The “life” of the secular Christmas party (in most years, anyway) is revelry and merriment – too much to eat and drink – and at the end of it all, a veritable mountain of trash to haul out to the curb. “Good times,” most would affirm – yet hardly the sort of experience one would sum up using the single, glowing word: “life.”
Years ago, entertainment mogul Ted Turner described this sort of empty existence most vividly, when he cynically remarked: “Life is like a B-movie. You don’t want to leave in the middle of it, but you don’t want to see it again.”
The secular world seems, in its B-movie revelry, to be desperately grasping at anything that resembles life – but somehow never catching it. How else can you explain the “holiday blues” phenomenon that afflicts so many, as one year morphs into another? Having failed to discover life inside the gaudiest package under the tree, or suspended inside the last drop hanging from the lip of the wine-bottle, the secular world hunkers down for many more weeks of winter, hardly daring, at this early stage, to dream of spring.

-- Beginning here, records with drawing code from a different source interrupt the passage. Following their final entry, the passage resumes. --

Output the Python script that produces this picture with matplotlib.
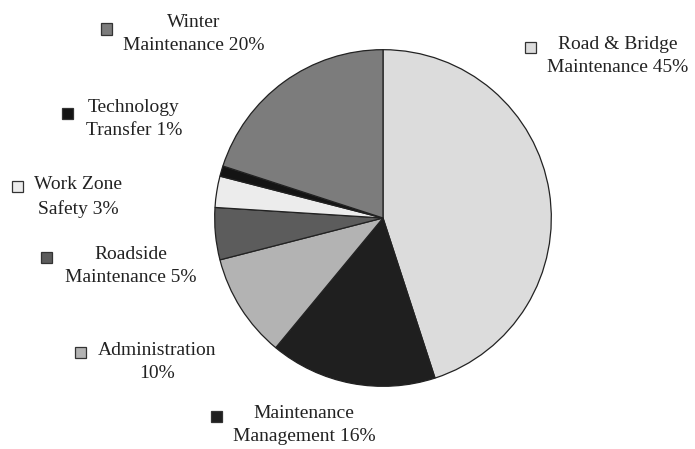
import matplotlib
matplotlib.use("Agg")
import matplotlib.pyplot as plt
from matplotlib.patches import Rectangle

# Data (clockwise from 12 o'clock)
categories = ["Road & Bridge\nMaintenance 45%", "Maintenance\nManagement 16%", "Administration\n10%",
              "Roadside\nMaintenance 5%", "Work Zone\nSafety 3%", "Technology\nTransfer 1%",
              "Winter\nMaintenance 20%"]
values = [45, 16, 10, 5, 3, 1, 20]
colors = ["#dcdcdc", "#1f1f1f", "#b3b3b3", "#5c5c5c", "#ececec", "#141414", "#7c7c7c"]

W, H = 695, 449
fig = plt.figure(figsize=(W / 100, H / 100), dpi=100)
fig.patch.set_facecolor("white")

cx, cy, r = 383, 218, 170
ax = fig.add_axes([(cx - r) / W, 1 - (cy + r) / H, 2 * r / W, 2 * r / H])
ax.pie(values, colors=colors, startangle=90, counterclock=False,
       wedgeprops=dict(edgecolor="#222222", linewidth=0.9))
ax.set_xlim(-1.01, 1.01)
ax.set_ylim(-1.01, 1.01)
ax.set_aspect("equal")
ax.axis("off")

# label positions in pixels: (marker x, marker y, text center x, text center y)
label_pos = [
    (530, 47, 618, 56),
    (216, 416, 304, 425),
    (80, 352, 157, 362),
    (46, 257, 131, 266),
    (17, 187, 78, 197),
    (67, 113, 134, 119),
    (106, 29, 194, 34),
]

font = dict(family="Liberation Serif", fontsize=14, color="#222222")
for lab, col, (mx, my, tx, ty) in zip(categories, colors, label_pos):
    s = 11
    fig.patches.append(Rectangle(((mx - s / 2) / W, 1 - (my + s / 2) / H), s / W, s / H,
                                 transform=fig.transFigure, facecolor=col,
                                 edgecolor="#333333", linewidth=0.9))
    fig.text(tx / W, 1 - ty / H, lab, ha="center", va="center", multialignment="center",
             linespacing=1.5, **font)

fig.savefig("out.png", dpi=100)
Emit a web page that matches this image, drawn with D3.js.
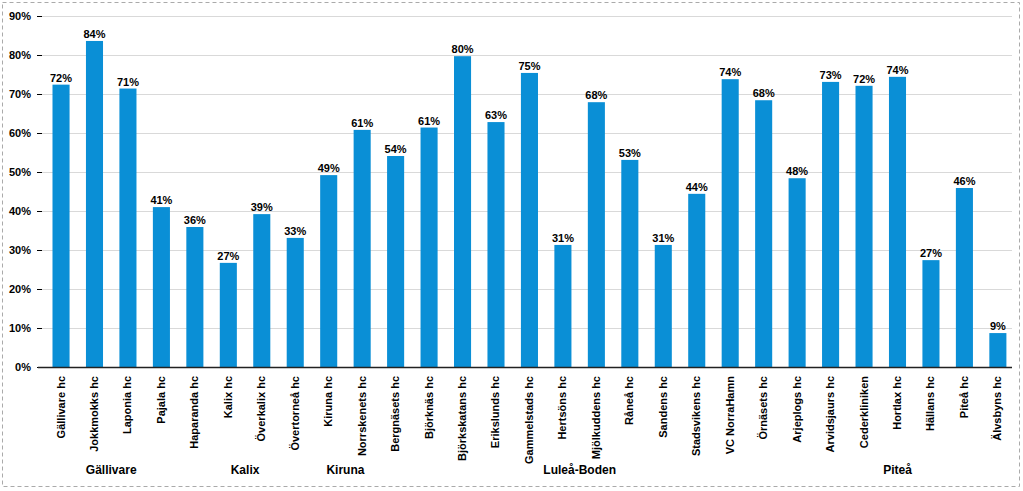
<!DOCTYPE html>
<html><head><meta charset="utf-8">
<script src="https://cdn.jsdelivr.net/npm/d3@7"></script>
<style>body{margin:0;background:#fff}svg{display:block}text{font-family:"Liberation Sans",Arial,sans-serif;font-weight:bold}</style>
</head><body>
<script>
const categories = ["Gällivare hc","Jokkmokks hc","Laponia hc","Pajala hc","Haparanda hc","Kalix hc","Överkalix hc","Övertorneå hc","Kiruna hc","Norrskenets hc","Bergnäsets hc","Björknäs hc","Björkskatans hc","Erikslunds hc","Gammelstads hc","Hertsöns hc","Mjölkuddens hc","Råneå hc","Sandens hc","Stadsvikens hc","VC NorraHamn","Örnäsets hc","Arjeplogs hc","Arvidsjaurs hc","Cederkliniken","Hortlax hc","Hällans hc","Piteå hc","Älvsbyns hc"];
const values = [0.724,0.836,0.714,0.410,0.359,0.267,0.392,0.331,0.492,0.608,0.541,0.614,0.797,0.628,0.754,0.313,0.679,0.531,0.313,0.444,0.738,0.684,0.484,0.731,0.721,0.744,0.274,0.459,0.087];
const groups = ["Gällivare","Kalix","Kiruna","Luleå-Boden","Piteå"];
const groupStart = [0,4,8,10,22];
const groupEnd = [3,7,9,21,28];
const yTicks = [0,0.1,0.2,0.3,0.4,0.5,0.6,0.7,0.8,0.9];

const W=1023,H=491;
const svg=d3.select("body").append("svg").attr("width",W).attr("height",H);
svg.append("rect").attr("x",2.5).attr("y",2.5).attr("width",1017).attr("height",484)
  .attr("fill","none").attr("stroke","#aaa").attr("stroke-dasharray","4,3");

const x=d3.scaleBand().domain(categories).range([44.3,1014.6]).paddingInner(0.49).paddingOuter(0.245);
const y=d3.scaleLinear().domain([0,0.9]).range([367,16]);

// gridlines
svg.append("g").selectAll("line").data(yTicks.slice(1)).join("line")
  .attr("x1",42).attr("x2",1012).attr("y1",d=>Math.round(y(d))+0.5).attr("y2",d=>Math.round(y(d))+0.5)
  .attr("stroke","#d9d9d9");

// y axis
const ya=svg.append("g").attr("transform","translate(42,0)")
  .call(d3.axisLeft(y).tickValues(yTicks).tickFormat(d3.format(".0%")).tickSize(5).tickPadding(6));
ya.select(".domain").remove();
ya.selectAll("text").attr("font-size",11).attr("fill","#000").style("font-family","Liberation Sans, Arial, sans-serif").style("font-weight","bold");
ya.selectAll("line").attr("stroke","#000");

// bars
svg.append("g").selectAll("rect").data(values).join("rect")
  .attr("x",(d,i)=>x(categories[i])).attr("width",x.bandwidth())
  .attr("y",d=>y(d)).attr("height",d=>y(0)-y(d)).attr("fill","#0A8FD6");

// baseline
svg.append("line").attr("x1",38).attr("x2",1012).attr("y1",367.5).attr("y2",367.5).attr("stroke","#222").attr("stroke-width",1.5);

// value labels
svg.append("g").selectAll("text").data(values).join("text")
  .attr("x",(d,i)=>x(categories[i])+x.bandwidth()/2).attr("y",d=>y(d)-3)
  .attr("text-anchor","middle").attr("font-size",11).text(d=>d3.format(".0%")(d));

// x labels
svg.append("g").selectAll("text").data(categories).join("text")
  .attr("transform",d=>`translate(${x(d)+x.bandwidth()/2+3.5},376) rotate(-90)`)
  .attr("text-anchor","end").attr("font-size",11).text(d=>d);

// group labels
svg.append("g").selectAll("text").data(groups).join("text")
  .attr("x",(d,i)=>(x(categories[groupStart[i]])+x(categories[groupEnd[i]])+x.bandwidth())/2)
  .attr("y",474).attr("text-anchor","middle").attr("font-size",12).text(d=>d);
</script>
</body></html>
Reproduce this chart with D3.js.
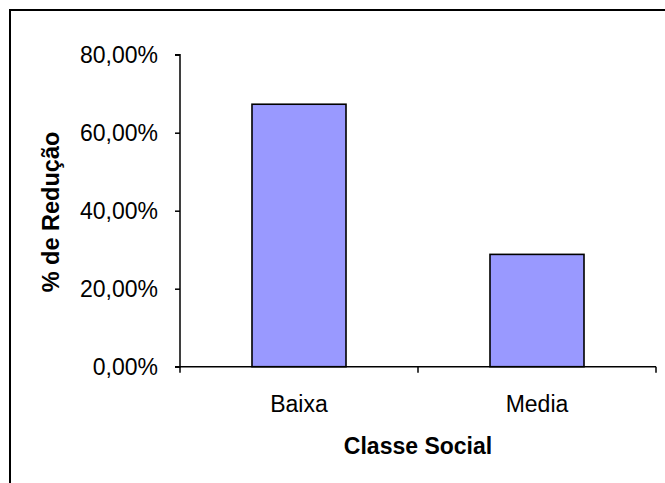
<!DOCTYPE html>
<html><head><meta charset="utf-8">
<script src="https://cdn.jsdelivr.net/npm/d3@7"></script>
<style>body{margin:0;background:#fff}svg{display:block}</style>
</head><body>
<svg id="c" width="665" height="483"></svg>
<script>
const categories = ["Baixa", "Media"];
const values = [0.673, 0.288];
const yTicks = [0, 0.2, 0.4, 0.6, 0.8];
const yTickLabels = ["0,00%", "20,00%", "40,00%", "60,00%", "80,00%"];
const xTitle = "Classe Social";
const yTitle = "% de Redução";

const svg = d3.select("#c");
const font = "'Liberation Sans', Arial, sans-serif";

// outer border (top & left visible, right/bottom clipped)
svg.append("rect").attr("x", 10).attr("y", 10).attr("width", 700).attr("height", 500)
  .attr("fill", "none").attr("stroke", "#000").attr("stroke-width", 2);

const x0 = 180, x1 = 656, yTop = 54.7, yBot = 366.7;
const x = d3.scaleBand().domain(categories).range([x0, x1]).paddingInner(0.605).paddingOuter(0.3025);
const y = d3.scaleLinear().domain([0, 0.8]).range([yBot, yTop]);

// bars
svg.selectAll("rect.bar").data(values).enter().append("rect").attr("class", "bar")
  .attr("x", (d, i) => x(categories[i]))
  .attr("y", d => y(d))
  .attr("width", x.bandwidth())
  .attr("height", d => y(0) - y(d))
  .attr("fill", "#9999ff").attr("stroke", "#000").attr("stroke-width", 1.6);

// y axis
const yAxis = d3.axisLeft(y).tickValues(yTicks).tickFormat((d, i) => yTickLabels[i]).tickSize(5).tickPadding(17);
const gy = svg.append("g").attr("transform", `translate(${x0},0)`).call(yAxis);
gy.select(".domain").attr("stroke-width", 1.5).attr("d", `M-5,${yTop}H0V${yBot}H-5`);
gy.selectAll(".tick line").attr("stroke-width", 1.5);
gy.selectAll(".tick text").attr("font-family", font).attr("font-size", 23).attr("fill", "#000").attr("dy", "0.35em");

// x axis
const xPos = d3.scaleLinear().domain([0, 2]).range([x0, x1]);
const gx = svg.append("g").attr("transform", `translate(0,${yBot})`);
gx.append("line").attr("x1", x0).attr("x2", x1).attr("stroke", "#000").attr("stroke-width", 1.5);
gx.selectAll("line.t").data([0, 1, 2]).enter().append("line").attr("class", "t")
  .attr("x1", d => xPos(d)).attr("x2", d => xPos(d)).attr("y1", 0).attr("y2", 6)
  .attr("stroke", "#000").attr("stroke-width", 1.5);
gx.selectAll("text").data(categories).enter().append("text")
  .attr("x", d => x(d) + x.bandwidth() / 2).attr("y", 45)
  .attr("text-anchor", "middle").attr("font-family", font).attr("font-size", 23).text(d => d);

// titles
svg.append("text").attr("x", (x0 + x1) / 2).attr("y", 454).attr("text-anchor", "middle")
  .attr("font-family", font).attr("font-size", 23).attr("font-weight", "bold").text(xTitle);
svg.append("text").attr("transform", `translate(59,212) rotate(-90)`)
  .attr("text-anchor", "middle").attr("font-family", font).attr("font-size", 23.5).attr("font-weight", "bold").text(yTitle);
</script>
</body></html>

Here’s where John’s vision of life in the dead of winter, of a glowing candle piercing the darkness, is so powerful. You don’t need to have had a perfect Christmas. You don’t need to have received the gift you always wanted. You don’t even need to have celebrated Christmas at all.
All you need is to have encountered the One at the heart of the celebration and to have known, as you did so, that – as the carol says – “light and life to all he brings, ris’n with healing in his wings.”
Many congregations will invite worshipers – whether in-person or virtually – to come to the table where Christ is host. There, they will partake of the tiniest portion of bread and wine, whose taste – far from rich holiday fare – is perfectly ordinary. It’s hardly a meal to rival the groaning boards of so many Christmas feasts.
But that’s not the point, is it? Our purpose as Christ-followers is not to bask in the “life of the party.” It is to celebrate, in Christ, the party of life!